Hence, to some, self-love may mean self-care. To others, higher on the spiral it may mean developing boundaries, dissolving negative beliefs that limit them, and becoming mindful not to hurt, punish, or devalue themselves or others. To still others, it may involve overcoming the tendency to anger quickly or dissolving greed and lust. Everything that contracts consciousness such as shame, guilt, apathy, grief, fear, anger, desire, and pride, attributes which on the consciousness researcher David Hawkins’ map of consciousness fall below neutrality at 200, must eventually be sacrificed on the altar of self-love to awaken and eventually enlighten you.
How to Practice Self-Love
Self-love isn’t some fuzzy, warm, gentle, or indulgent act. It is a willing and purposeful rebellion against one’s own base nature, against all that limits us and keeps us from ascending the ladder of consciousness. It includes any willing effort to overcome lower tendencies and elevate consciousness, the building of virtues and values, and the expansion of potentialities.

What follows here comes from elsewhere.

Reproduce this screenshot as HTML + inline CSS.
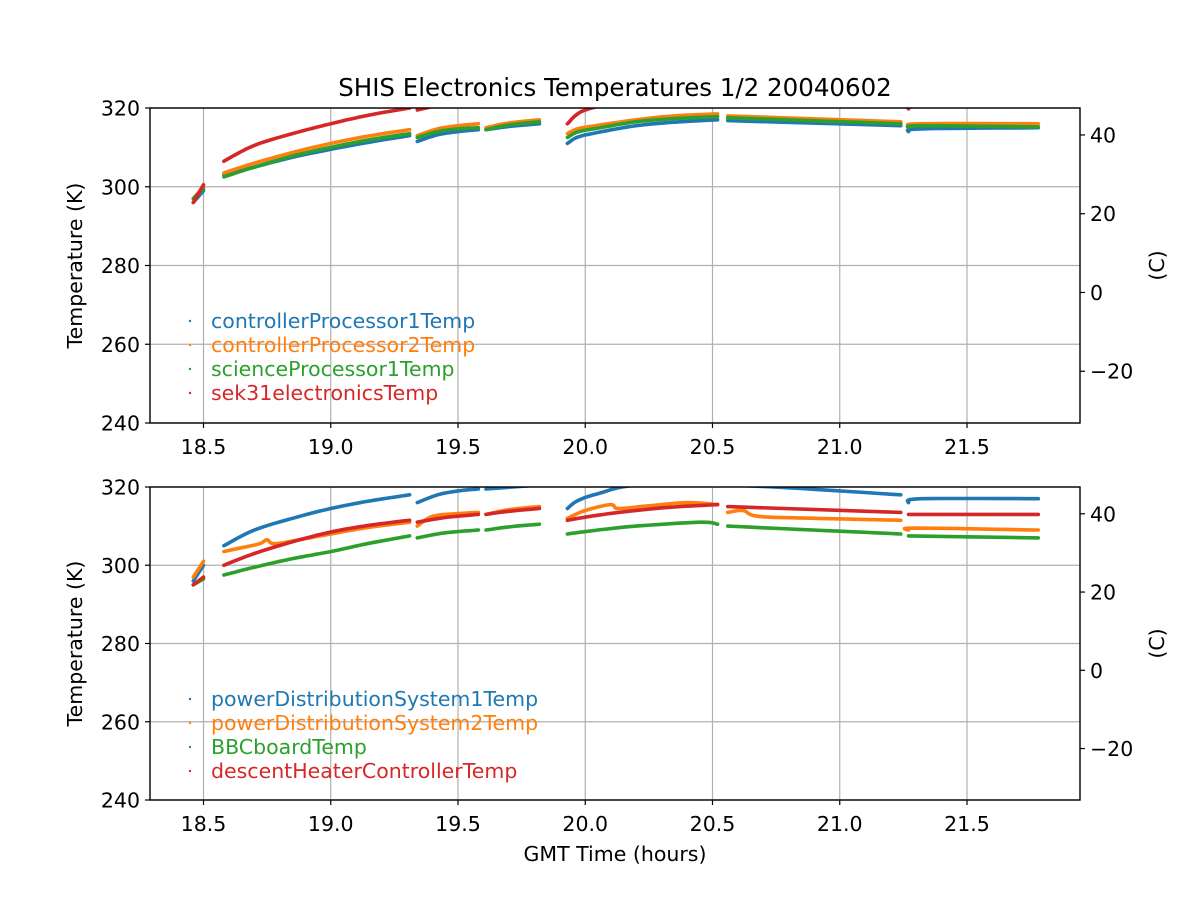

The tools one needs to activate self-love are awareness and attention. Remember, whatever you focus your attention on, grows. The attitude to cultivate is that of self-sacrifice and intentional suffering. The ego mind is anti-evolutionary and wants to keep you engrossed in the existential dance of habitual desires. To truly embrace self-love, you must strive to become the highest expression of yourself. The practice that underpins this noble endeavor is letting go because to elevate, you must let go of the ground you stand upon. Above all, self-love needs courage, determination, and willpower. As Rumi whispers to us, “Everyone has been made for some particular work, and the desire for that work has been put in every heart.”